ENGL479Q - Selected Topics in English and American Literature after 1800; The Idea of Mystery in Literature
Syllabus:
Section(s):
0101 - Maud Casey

If stories are a way of making sense of the world, they are also an opportunity to stand in the presence of things that don’t make sense, that cannot be fully understood. Flannery O’Connor wrote about mystery as “that extra ingredient,” the thing that makes a story a story, which is created when “a writer puts us in the middle of some human action as it is outlined and illuminated by mystery.” Encountering the ineffable as a reader can lead to deeper kinds of knowledge, of the variety Chekhov famously alluded to when he described the writer's obligation as one of posing questions rather than resolving them. If mystery, the genre, is about finding the answers, mystery, that elusive yet essential element of fiction, is about finding the questions.
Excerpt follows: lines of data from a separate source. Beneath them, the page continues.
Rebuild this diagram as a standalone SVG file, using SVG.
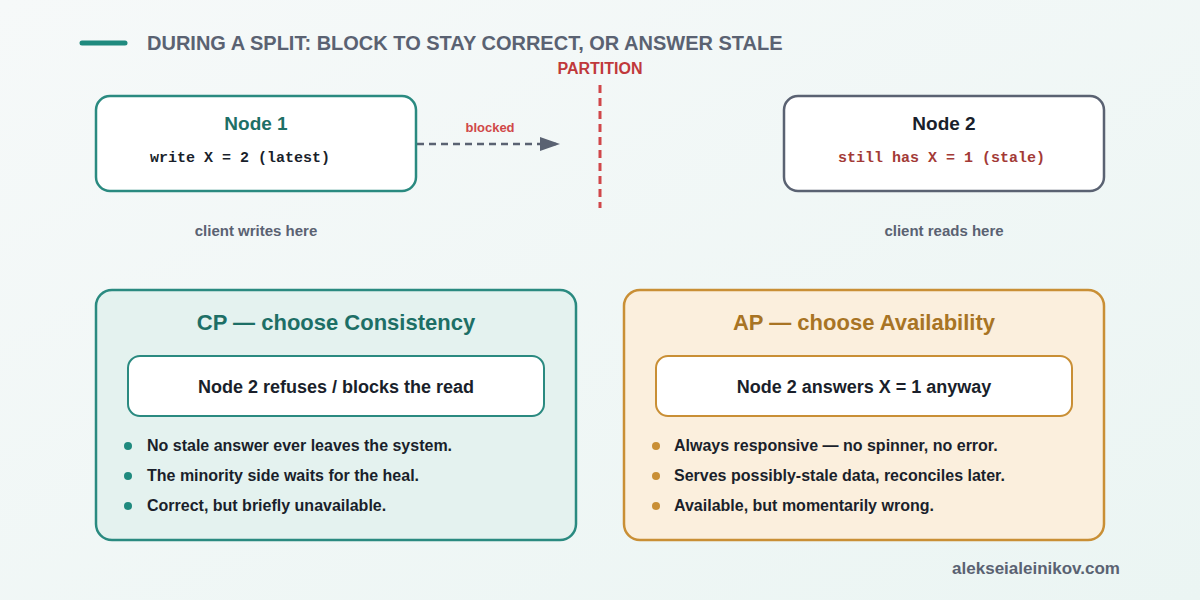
<svg xmlns="http://www.w3.org/2000/svg" width="1200" height="600" viewBox="0 0 1200 600">
<defs>
<linearGradient id="bg" x1="0" y1="0" x2="1" y2="1">
<stop offset="0" stop-color="#f6f9f9"/>
<stop offset="1" stop-color="#ebf5f3"/>
</linearGradient>
<marker id="arr" markerWidth="20" markerHeight="14" refX="19" refY="7" orient="auto" markerUnits="userSpaceOnUse" viewBox="0 0 20 14">
<path d="M0,0 L20,7 L0,14 z" fill="#5a6272"/>
</marker>
<style>
.sans{font-family:"Liberation Sans",Arial,sans-serif;font-weight:bold}
.mono{font-family:"Liberation Mono","Courier New",monospace;font-weight:bold;font-size:15px}
.node{fill:#ffffff;stroke-width:2.5}
.gray{fill:#5a6272}
.dark{fill:#1a1f2b}
.bul{font-size:16px;fill:#1a1f2b}
</style>
</defs>
<rect width="1200" height="600" fill="url(#bg)"/>
<g id="title">
<line x1="82" y1="43" x2="125" y2="43" stroke="#1f8a7e" stroke-width="5" stroke-linecap="round"/>
<text x="147" y="50" class="sans gray" font-size="20">DURING A SPLIT: BLOCK TO STAY CORRECT, OR ANSWER STALE</text>
</g>
<g id="partition">
<text x="600" y="74" class="sans" font-size="16" fill="#c0393b" text-anchor="middle">PARTITION</text>
<line x1="600" y1="85" x2="600" y2="208" stroke="#d0474a" stroke-width="3" stroke-dasharray="8 5"/>
</g>
<g id="connectors">
<line x1="417" y1="144" x2="559" y2="144" stroke="#5a6272" stroke-width="2.5" stroke-dasharray="7 5" marker-end="url(#arr)"/>
<text x="490" y="132" class="sans" font-size="13" fill="#d04848" text-anchor="middle">blocked</text>
</g>
<g id="node1">
<rect x="96" y="96" width="320" height="95" rx="14" class="node" stroke="#2a8a80"/>
<text x="256" y="130" class="sans" font-size="19" fill="#1d6f66" text-anchor="middle">Node 1</text>
<text x="150" y="162" class="mono" fill="#1a1f2b">write X = 2 (latest)</text>
<text x="256" y="236" class="sans gray" font-size="15" text-anchor="middle">client writes here</text>
</g>
<g id="node2">
<rect x="784" y="96" width="320" height="95" rx="14" class="node" stroke="#5a6272"/>
<text x="944" y="130" class="sans dark" font-size="19" text-anchor="middle">Node 2</text>
<text x="838" y="162" class="mono" fill="#a33a36">still has X = 1 (stale)</text>
<text x="944" y="236" class="sans gray" font-size="15" text-anchor="middle">client reads here</text>
</g>
<g id="cp">
<rect x="96" y="290" width="480" height="250" rx="16" fill="#e4f2ef" stroke="#2a8a80" stroke-width="2.5"/>
<text x="336" y="330" class="sans" font-size="22" fill="#1d6f66" text-anchor="middle">CP — choose Consistency</text>
<rect x="128" y="356" width="416" height="60" rx="12" fill="#ffffff" stroke="#2a8a80" stroke-width="2"/>
<text x="336" y="393" class="sans dark" font-size="18" text-anchor="middle">Node 2 refuses / blocks the read</text>
<circle cx="128" cy="446" r="4" fill="#1f8a7e"/>
<circle cx="128" cy="476" r="4" fill="#1f8a7e"/>
<circle cx="128" cy="506" r="4" fill="#1f8a7e"/>
<text x="147" y="451" class="sans bul">No stale answer ever leaves the system.</text>
<text x="147" y="481" class="sans bul">The minority side waits for the heal.</text>
<text x="147" y="511" class="sans bul">Correct, but briefly unavailable.</text>
</g>
<g id="ap">
<rect x="624" y="290" width="480" height="250" rx="16" fill="#fbefdd" stroke="#c98f35" stroke-width="2.5"/>
<text x="864" y="330" class="sans" font-size="22" fill="#a87424" text-anchor="middle">AP — choose Availability</text>
<rect x="656" y="356" width="416" height="60" rx="12" fill="#ffffff" stroke="#c98f35" stroke-width="2"/>
<text x="864" y="393" class="sans dark" font-size="18" text-anchor="middle">Node 2 answers X = 1 anyway</text>
<circle cx="656" cy="446" r="4" fill="#c98f35"/>
<circle cx="656" cy="476" r="4" fill="#c98f35"/>
<circle cx="656" cy="506" r="4" fill="#c98f35"/>
<text x="674" y="451" class="sans bul">Always responsive — no spinner, no error.</text>
<text x="674" y="481" class="sans bul">Serves possibly-stale data, reconciles later.</text>
<text x="674" y="511" class="sans bul">Available, but momentarily wrong.</text>
</g>
<g id="footer">
<text x="1120" y="574" class="sans gray" font-size="17" text-anchor="end">alekseialeinikov.com</text>
</g>
</svg>
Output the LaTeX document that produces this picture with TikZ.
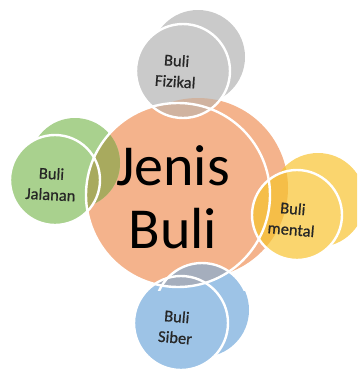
\documentclass[tikz,border=0pt]{standalone}
\usepackage{fontspec}
\setmainfont{Carlito}
\newfontfamily\lblfont[FakeBold=0.7]{Carlito}
\definecolor{corange}{HTML}{F4B38C}
\definecolor{cgrey}{HTML}{CACACA}
\definecolor{cgreen}{HTML}{A9D18E}
\definecolor{cyellow}{HTML}{FAD56E}
\definecolor{cblue}{HTML}{9DC3E6}
\definecolor{ovgrey}{HTML}{D0B3A0}
\definecolor{ovgreen}{HTML}{A8AA5E}
\definecolor{ovyellow}{HTML}{F5BE48}
\definecolor{ovyellowd}{HTML}{F0B030}
\definecolor{ovblue}{HTML}{A5AEBD}
\begin{document}
\begin{tikzpicture}[x=1pt,y=-1pt,
  wl/.style={draw=white, line width=2.4pt},
  lbl/.style={align=center, text=black!85, font=\lblfont\fontsize{16.5}{21}\selectfont, inner sep=0pt},
  big/.style={align=center, text=black, font=\fontsize{58}{63}\selectfont, inner sep=0pt}]
\useasboundingbox (0,0) rectangle (357,370);
\clip (0,0) rectangle (357,370);
% centres
\coordinate (cf) at (178,195); \coordinate (cb) at (198,188);
\coordinate (ff) at (183,71);  \coordinate (fb) at (198,57);
\coordinate (gf) at (55,180);  \coordinate (gb) at (75,163);
\coordinate (mf) at (297,215); \coordinate (mb) at (318,200);
\coordinate (sf) at (181,323); \coordinate (sb) at (202,310);
% fills
\fill[corange] (cf) circle[radius=92pt] (cb) circle[radius=90pt];
\fill[cgrey] (ff) circle[radius=47pt] (fb) circle[radius=47pt];
\fill[cgreen] (gf) circle[radius=45pt] (gb) circle[radius=45pt];
\fill[cyellow] (mf) circle[radius=45pt] (mb) circle[radius=47pt];
\fill[cblue] (sf) circle[radius=47pt] (sb) circle[radius=47pt];
% overlaps with the centre
\begin{scope}
  \clip (cf) circle[radius=92pt] (cb) circle[radius=90pt];
  \fill[ovgrey] (ff) circle[radius=47pt] (fb) circle[radius=47pt];
  \fill[ovgreen] (gf) circle[radius=45pt] (gb) circle[radius=45pt];
  \fill[ovyellow] (mf) circle[radius=45pt] (mb) circle[radius=47pt];
  \fill[ovblue] (sf) circle[radius=47pt] (sb) circle[radius=47pt];
\end{scope}
\begin{scope}
  \clip (cf) circle[radius=92pt];
  \clip (mf) circle[radius=45pt];
  \fill[ovyellowd] (mb) circle[radius=47pt];
\end{scope}
% white outlines
\draw[wl] (cf) circle[radius=92pt];
\draw[wl] (ff) circle[radius=47pt];
\draw[wl] (gf) circle[radius=45pt];
\draw[wl] (mf) circle[radius=45pt];
\draw[wl] (sf) circle[radius=47pt];
\begin{scope}
  \clip (0,255) rectangle (260,290);
  \draw[wl] (sb) circle[radius=47pt];
\end{scope}
% texts
\node[big] (tc) at (173,197) {Jenis\\Buli};
\node[lbl, rotate=-4] (tf) at (176,71) {Buli\\Fizikal};
\node[lbl, rotate=-3] (tg) at (51,184) {Buli\\Jalanan};
\node[lbl, rotate=-5] (tm) at (292,219) {Buli\\mental};
\node[lbl, rotate=-5] (ts) at (176,327) {Buli\\Siber};
\end{tikzpicture}
\end{document}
Our investigation into mystery, the literary quality, will include close readings (What are the variety of ways writers create mystery in fiction?) and broader questions about the value of fiction and, relatedly, the value of the imagination (What do we go to fiction for?  What do we want it to do?). Readings may include work by Isaac Babel, Jane Bowles, Barbara Comyns, Shirley Jackson, Henry James, Han Kang, Valerie Luiselli, Wright Morris and others; as well as supplementary critical essays by writers. Weekly writing assignments and a final project. 

Prerequisites: 

Two English courses in literature or permission of ARHU-English Department. Repeatable to 9 credits if content differs.